Barnacle Goose and Pink-footed Goose were in NJ and NYC respectively, which was enough of a lure to make me chase them.
But first I started out locally, visiting Pole Farm briefly to check on the pale phase Rough-legged Hawk which was hunting over the field off the Federal City Rd entrance, but too distant for photos. Then up to northern NJ and DeKorte Park in the Meadowlands to look for the Snowy Owl that seemed pretty reproducible there. About all it took to find it was to walk up to the other birders that were already there at 10am. Northern Harrier and Rough-legged Hawk were also present in this area. Thank God - at this rate I was going to miss all the Snowys during an invasion year, perhaps the best one in quite some time.

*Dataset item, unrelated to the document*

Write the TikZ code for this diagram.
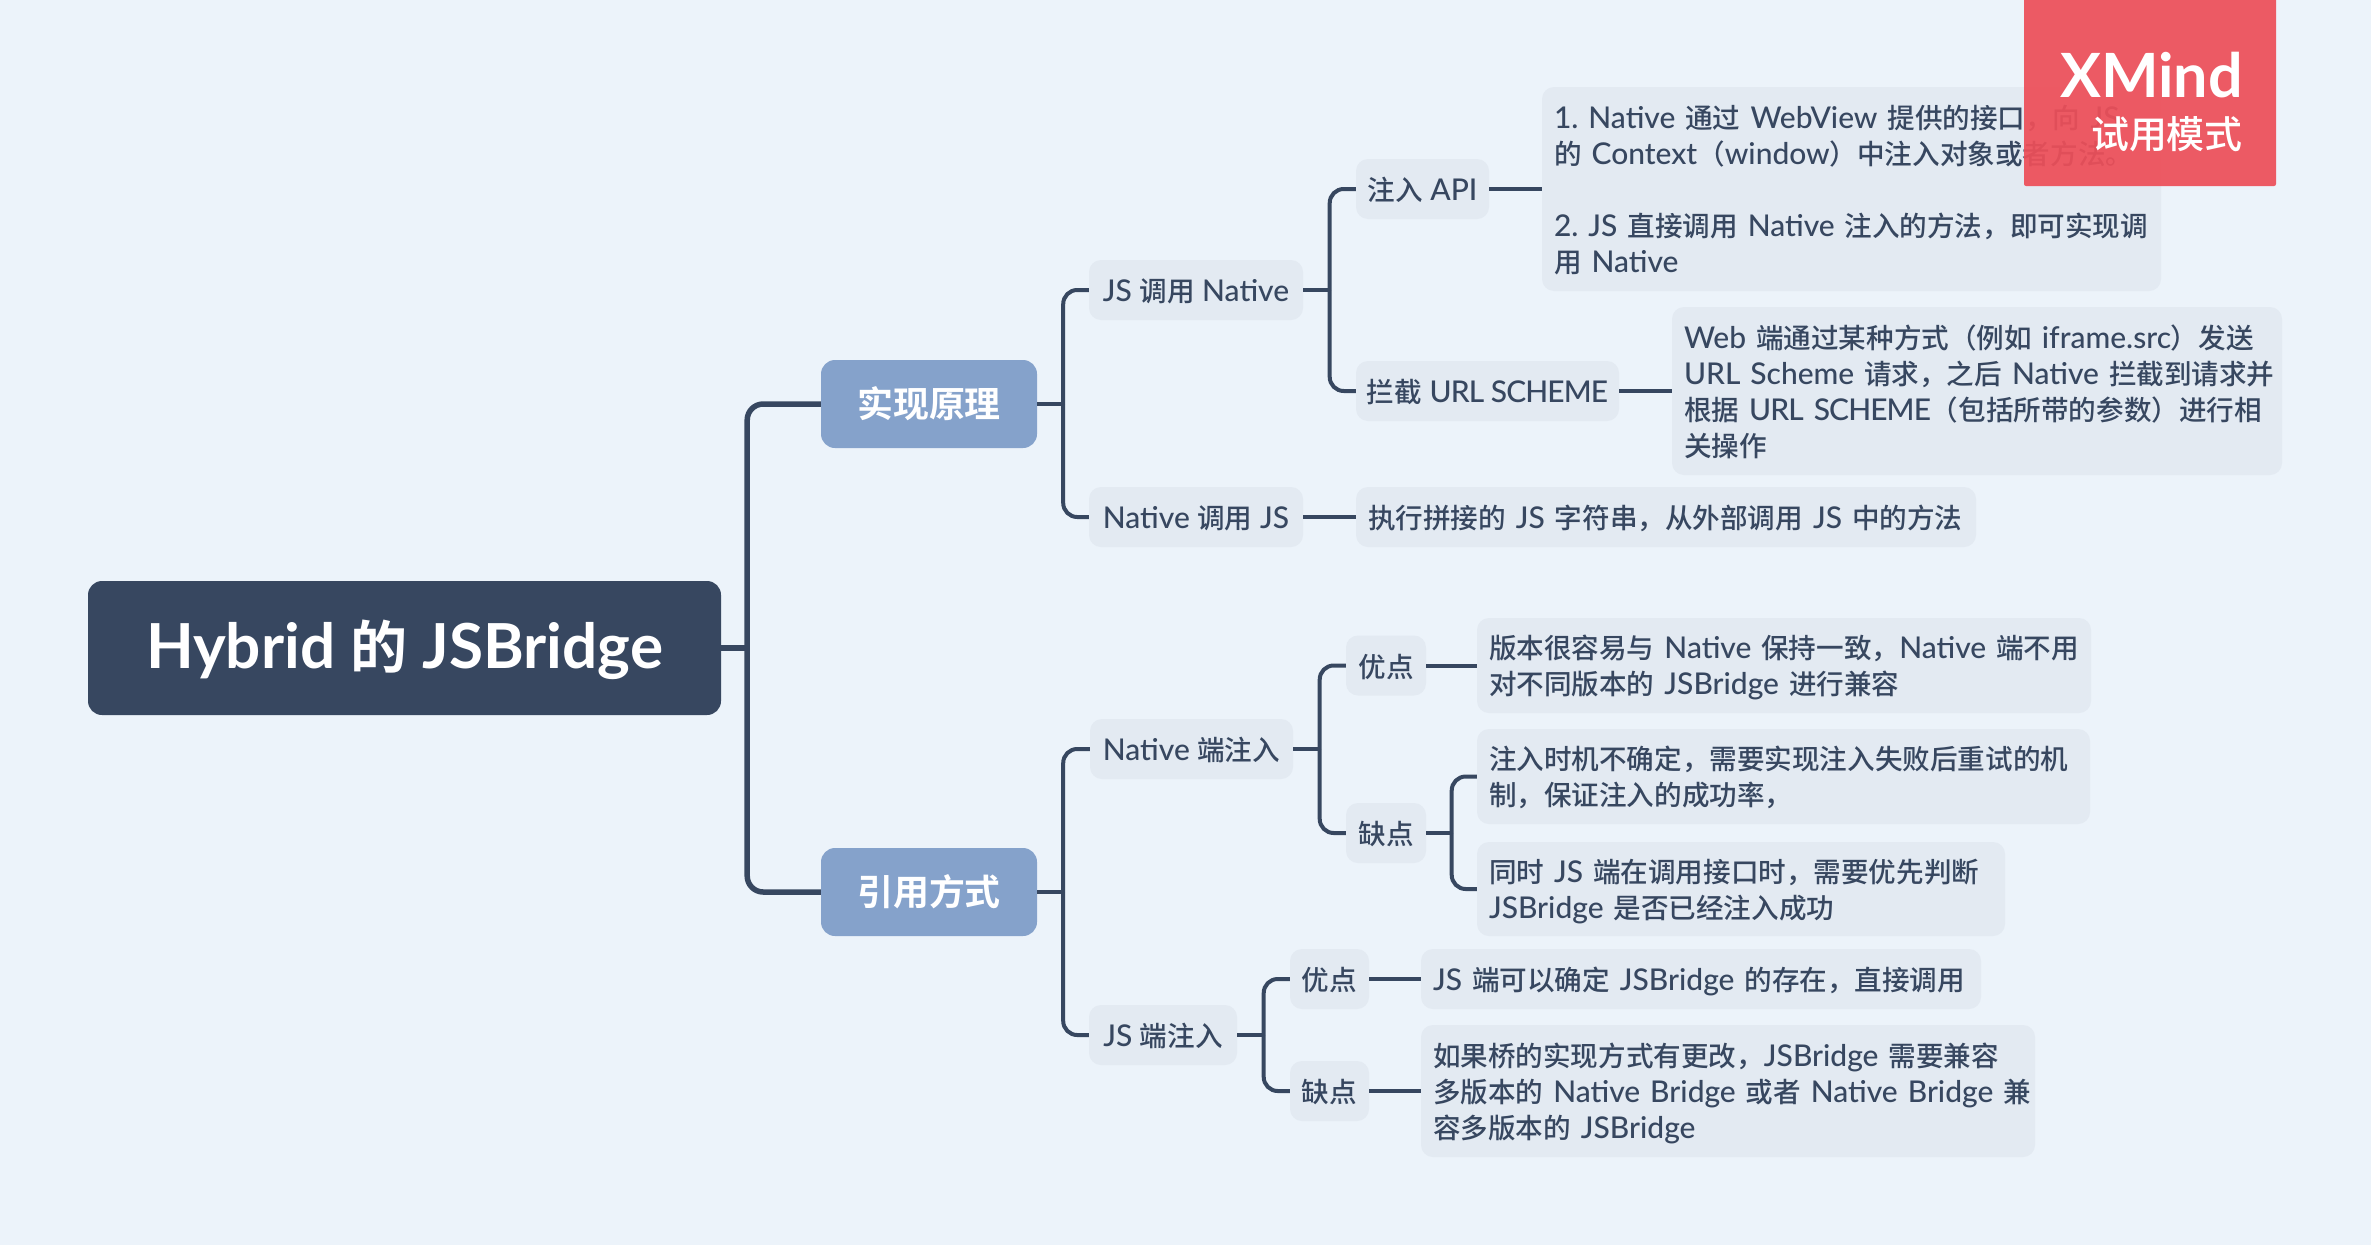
\documentclass[tikz,border=0pt]{standalone}
\usepackage{fontspec}
\setmainfont{Lato Medium}[Scale=1.07,BoldFont={Lato Bold}]
\newfontfamily\latinf{Lato Medium}[Scale=1.07,BoldFont={Lato Bold}]
\newfontfamily\cjkf{Noto Sans CJK SC Medium}[Scale=0.985,BoldFont={Noto Sans CJK SC Bold}]
\AtBeginDocument{\frenchspacing}
\newXeTeXintercharclass\cjkclass
\newcount\cjkcnt
\cjkcnt="3000
\loop\ifnum\cjkcnt<"A000
  \XeTeXcharclass\cjkcnt=\cjkclass
  \advance\cjkcnt by 1
\repeat
\cjkcnt="FF00
\loop\ifnum\cjkcnt<"FFF0
  \XeTeXcharclass\cjkcnt=\cjkclass
  \advance\cjkcnt by 1
\repeat
\XeTeXinterchartoks 0 \cjkclass={\cjkf}
\XeTeXinterchartoks 4095 \cjkclass={\cjkf}
\XeTeXinterchartoks \cjkclass 0={\latinf}
\XeTeXinterchartoks \cjkclass 4095={\latinf}
\XeTeXinterchartokenstate=1
\definecolor{bgc}{HTML}{ECF3FA}
\definecolor{darkc}{HTML}{374760}
\definecolor{mainc}{HTML}{85A2CB}
\definecolor{subc}{HTML}{E3EAF2}
\definecolor{redc}{HTML}{ED4F59}
\newcommand{\lne}[1]{\mbox{\raisebox{-11pt}[0pt][0pt]{#1}}}
\newcommand{\tightcaps}[1]{{\addfontfeature{LetterSpace=-3}#1}}
\tikzset{
  rootnode/.style={fill=darkc,text=white,rounded corners=14pt,inner sep=0pt,font=\fontsize{58}{64}\selectfont\bfseries,minimum width=633pt,minimum height=134pt,text height=40pt,text depth=0pt},
  mainnode/.style={fill=mainc,text=white,rounded corners=14pt,inner sep=0pt,font=\fontsize{36.5}{44}\selectfont\bfseries,minimum width=216pt,minimum height=88pt},
  subnode/.style={fill=subc,text=darkc,rounded corners=12pt,inner sep=0pt,font=\fontsize{28}{36}\selectfont,minimum height=60pt,text height=23pt,text depth=0pt},
  textnode/.style={fill=subc,text=darkc,rounded corners=12pt,inner sep=0pt,font=\fontsize{28}{36}\selectfont,minimum width=#1,text width=#1,align=left,
    execute at begin node={\leftskip=12pt\relax}},
  conn/.style={draw=darkc,line width=4pt,rounded corners=14pt},
  connthick/.style={draw=darkc,line width=5.5pt,rounded corners=16pt},
  stub/.style={draw=darkc,line width=4pt},
  stubthick/.style={draw=darkc,line width=5.5pt},
}
\begin{document}
\begin{tikzpicture}[x=1pt,y=-1pt]
\useasboundingbox (0,0) rectangle (2371,1245);
\fill[bgc] (0,0) rectangle (2371,1245);
\node[rootnode] (root) at (404.5,648) {Hybrid 的 JSBridge};
\node[mainnode] (m1) at (929,404) {实现原理};
\node[mainnode] (m2) at (929,892) {引用方式};
\node[subnode,minimum width=214pt] (a1) at (1196,290) {JS 调用 Native};
\node[subnode,minimum width=214pt] (a2) at (1196,517) {Native 调用 JS};
\node[subnode,minimum width=133pt] (b1) at (1422.5,189) {注入 API};
\node[subnode,minimum width=263pt] (b2) at (1487.5,391) {拦截 \tightcaps{URL SCHEME}};
\node[textnode=619pt,minimum height=204pt] (t1) at (1851.5,189) {\lne{1. Native 通过 WebView 提供的接口，向 JS}\\\lne{的 Context（window）中注入对象或者方法。}\\[36pt]\lne{2. JS 直接调用 Native 注入的方法，即可实现调}\\\lne{用 Native}};
\node[textnode=610pt,minimum height=168pt] (t2) at (1977,391) {\lne{Web 端通过某种方式（例如 iframe.src）发送}\\\lne{URL Scheme 请求，之后 Native 拦截到请求并}\\\lne{根据 \tightcaps{URL SCHEME}（包括所带的参数）进行相}\\\lne{关操作}};
\node[textnode=620pt,minimum height=60pt] (t3) at (1666,517) {\lne{执行拼接的 JS 字符串，从外部调用 JS 中的方法}};
\node[subnode,minimum width=203pt] (a3) at (1191.5,749) {Native 端注入};
\node[subnode,minimum width=148pt] (a4) at (1163,1035) {JS 端注入};
\node[subnode,minimum width=80pt] (c1) at (1386,665.5) {优点};
\node[subnode,minimum width=80pt] (c2) at (1386,833) {缺点};
\node[textnode=614pt,minimum height=95pt] (t4) at (1784,665.5) {\lne{版本很容易与 Native 保持一致，Native 端不用}\\\lne{对不同版本的 JSBridge 进行兼容}};
\node[textnode=613pt,minimum height=95pt] (t5) at (1783.5,776.5) {\lne{注入时机不确定，需要实现注入失败后重试的机}\\\lne{制，保证注入的成功率，}};
\node[textnode=528pt,minimum height=94pt] (t6) at (1741,889) {\lne{同时 JS 端在调用接口时，需要优先判断}\\\lne{JSBridge 是否已经注入成功}};
\node[subnode,minimum width=79pt] (c3) at (1329.5,979) {优点};
\node[subnode,minimum width=79pt] (c4) at (1329.5,1091) {缺点};
\node[textnode=560pt,minimum height=60pt] (t7) at (1701,979) {\lne{JS 端可以确定 JSBridge 的存在，直接调用}};
\node[textnode=614pt,minimum height=132pt] (t8) at (1728,1091) {\lne{如果桥的实现方式有更改，JSBridge 需要兼容}\\\lne{多版本的 Native Bridge 或者 Native Bridge 兼}\\\lne{容多版本的 JSBridge}};
\draw[stubthick] (root.east) -- ++(26,0) coordinate (j0);
\draw[connthick] (j0) |- (m1.west);
\draw[connthick] (j0) |- (m2.west);
\draw[stub] (m1.east) -- ++(26,0) coordinate (j1);
\draw[conn] (j1) |- (a1.west);
\draw[conn] (j1) |- (a2.west);
\draw[stub] (m2.east) -- ++(26,0) coordinate (j2);
\draw[conn] (j2) |- (a3.west);
\draw[conn] (j2) |- (a4.west);
\draw[stub] (a1.east) -- ++(26.5,0) coordinate (j3);
\draw[conn] (j3) |- (b1.west);
\draw[conn] (j3) |- (b2.west);
\draw[stub] (a2.east) -- (t3.west);
\draw[stub] (b1.east) -- (t1.west);
\draw[stub] (b2.east) -- (t2.west);
\draw[stub] (a3.east) -- ++(26.5,0) coordinate (j4);
\draw[conn] (j4) |- (c1.west);
\draw[conn] (j4) |- (c2.west);
\draw[stub] (c1.east) -- (t4.west);
\draw[stub] (c2.east) -- ++(25.5,0) coordinate (j5);
\draw[conn] (j5) |- (t5.west);
\draw[conn] (j5) |- (t6.west);
\draw[stub] (a4.east) -- ++(26.5,0) coordinate (j6);
\draw[conn] (j6) |- (c3.west);
\draw[conn] (j6) |- (c4.west);
\draw[stub] (c3.east) -- (t7.west);
\draw[stub] (c4.east) -- (t8.west);
\fill[redc,fill opacity=.93,rounded corners=2pt] (2024,-6) rectangle (2276,186);
\node[text=white,font=\fontsize{57}{60}\selectfont\bfseries,anchor=base east,inner sep=0pt] (x1) at (2243,97) {XMind};
\node[text=white,font=\fontsize{38.5}{44}\selectfont,anchor=base east,inner sep=0pt] (x2) at (2243,148) {试用模式};
\end{tikzpicture}
\end{document}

Feeling optimistic I skipped across Staten Island quickly, along the Belt and into Flushing Meadows Corona Park where I started scanning Canada Goose flocks to no avail. And driving the wrong way on roadways that were extremely badly signed. Mea culpa. I checked both north and south of the Long Island Expressway and found a few Canada Goose flocks and no Pink-foot. After a while, I gave up on this first version of the wild goose chase and headed back down the Belt. I decided to stop at Floyd Bennett Field to scope for water birds in Jamaica Bay, coming up with the usual suspects: Common Loon, Red-throated Loon, Horned Grebe, Red-breasted Merganser, Bufflehead and Common Goldeneye. I didn't find a Great Cormorant, however, often quite regular there in winter.
After that, I decided to try for the Western Grebe on the south shore of Staten Island. Thankfully this was a lot more cooperative, being seen well in NY waters from the pier just to the east of Mount Loretto. Also present were several Long-tailed Duck.
Then out of Staten Island by way of the Goethals Bridge and back north to DeKorte Park to see if the Snowy Owl was any closer - in fact it was further away but there were still birders there looking at it. There probably was a slow trickle of coming and going all day.
The light was waning, so I gave up on staking out Northern Shrike at Great Swamp NWR and decided to try for the Barnacle Goose at Califon in NJ towards sunset. Predictably for my karma on Sunday the bird did not come into roost while I was there - I've seen that bird twice in ~8 visits, but there's always more time to look for it and the Canada X Barnacle hybrid that I'm particularly interested in before it leaves in spring.
My year list sits at a modest 43 species, but it's early days yet.